Reputation: 105
I'm trying to come up with a way to speed up combining massive amounts of objects contained in Lists in the quickest fashion possible. Hoping to take advantage of PLINQ I attempted it but this is not a thread-safe solution. I have tested in VS2010 and VS11Beta in 4.0 and 4.5. This is my sample app. If you change BlowUp() between 1-500 it will usually work. After 500 the wheels come of the track. It will fail in multiple places.
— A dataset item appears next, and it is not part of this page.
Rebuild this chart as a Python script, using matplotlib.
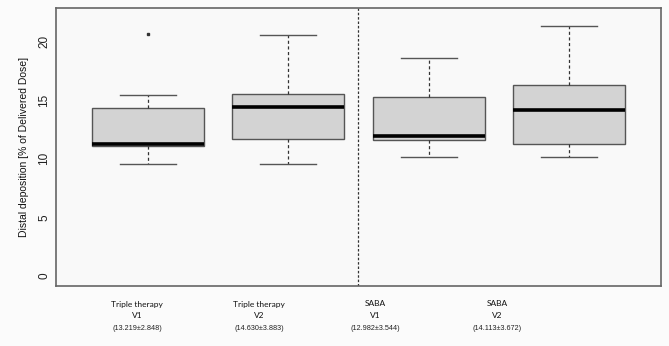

Does anyone know the fastest way to solve this problem? (Multidimensional array + PLINQ?)
using System;
using System.Collections.Generic;
using System.Linq;
using System.Text;
using System.Threading.Tasks;
namespace PLinqBlowsUp
{
class Program
{
static void Main(string[] args)
{
BlowUp(5000);
}
private static void BlowUp(int blowupNum)
{
try
{
var theExistingMasterListOfAllRowsOfData = new List<List<KeyValuePair<string, dynamic>>>();
//Add some test data
Enumerable.Range(0, blowupNum).AsParallel().ForAll(row => theExistingMasterListOfAllRowsOfData.Add(AddRowToMasterList(row)));
var aNewRowOfData = new List<KeyValuePair<string, dynamic>>();
//Add some test data
var column = new KeyValuePair<string, dynamic>("Title", "MyTitle");
aNewRowOfData.Add(column);
var anotherNewRowOfData = new List<KeyValuePair<string, dynamic>>();
//Add some test data
var columnA = new KeyValuePair<string, dynamic>("Date", DateTime.Now);
var columnB = new KeyValuePair<string, dynamic>("ImportantColumn", "ImportantData");
var columnC = new KeyValuePair<string, dynamic>("VeryImportantColumn", "VeryImportantData");
anotherNewRowOfData.Add(columnA);
anotherNewRowOfData.Add(columnB);
anotherNewRowOfData.Add(columnC);
//Now the Problem
aNewRowOfData.AsParallel().ForAll(anrod => theExistingMasterListOfAllRowsOfData.ForEach(temloarod => temloarod.Add(anrod)));
anotherNewRowOfData.AsParallel().ForAll(anrod => theExistingMasterListOfAllRowsOfData.ForEach(temloarod => temloarod.Add(anrod)));
//Test for number
foreach (var masterRow in theExistingMasterListOfAllRowsOfData)
{
if (masterRow.Count != 7)
throw new Exception("BLOW UP!!!");
}
}
catch (AggregateException ex)
{
Console.WriteLine(ex.Message);
}
}
private static List<KeyValuePair<string, dynamic>> AddRowToMasterList(int row)
{
var columnA = new KeyValuePair<string, dynamic>("FirstName", "John" + row.ToString());
var columnB = new KeyValuePair<string, dynamic>("LastName", "Smith" + row.ToString());
var columnC = new KeyValuePair<string, dynamic>("Ssn", 123456789 + (row*10));
var list = new List<KeyValuePair<string, dynamic>>();
list.Add(columnA);
list.Add(columnB);
list.Add(columnC);
return list;
}
}
}
Upvotes: 1
Views: 610
Reputation: 48949
I see two problems.
Add
on the theExistingMasterListOfAllRowsOfData
instance from more than one thread without any attempt to synchronize access to it.Add
on the individual List<KeyValuePair<string, dynamic>>
items from more than one thread without any attempt to synchronize them.You could use lock
to protect the Add
methods or use a ConcurrentBag
instead. However, neither of these options are that good. The issue here is that this kind of operation cannot be parallelized very well because all of the threads will end up competing for the same lock. I highly suspect that even the low-lock ConcurrentBag
will end up being slower than had you just punted on PLINQ and done everything on the main thread to begin with.
Upvotes: 3
Reputation: 160882
This has nothing to do with PLinq - adding an item to a List<T>
is simply not thread-safe. A workable solution that would degrade performance though would be to introduce locking. What you typically would want to do instead is projecting to a new collection as the result of your PLinq statement - introducing side-effects like you did is rather not in the spirit of Linq / functional programming in general and you can run into trouble (as you did).
Upvotes: 4
Reputation: 77546
PLinq is not a substitute for writing thread-safe code. Your access to theExistingMasterListOfAllRowsOfData
is not thread-safe as it is being accessed by all the threads from the thread pool. You could try locking around it, which solved the problem for me:
Enumerable.Range(0, blowupNum).AsParallel().ForAll(row => {
lock (theExistingMasterListOfAllRowsOfData) {
theExistingMasterListOfAllRowsOfData.Add(AddRowToMasterList(row));
}
});
However, locking might not be what you're after, since that will introduce bottlenecks.
Upvotes: 2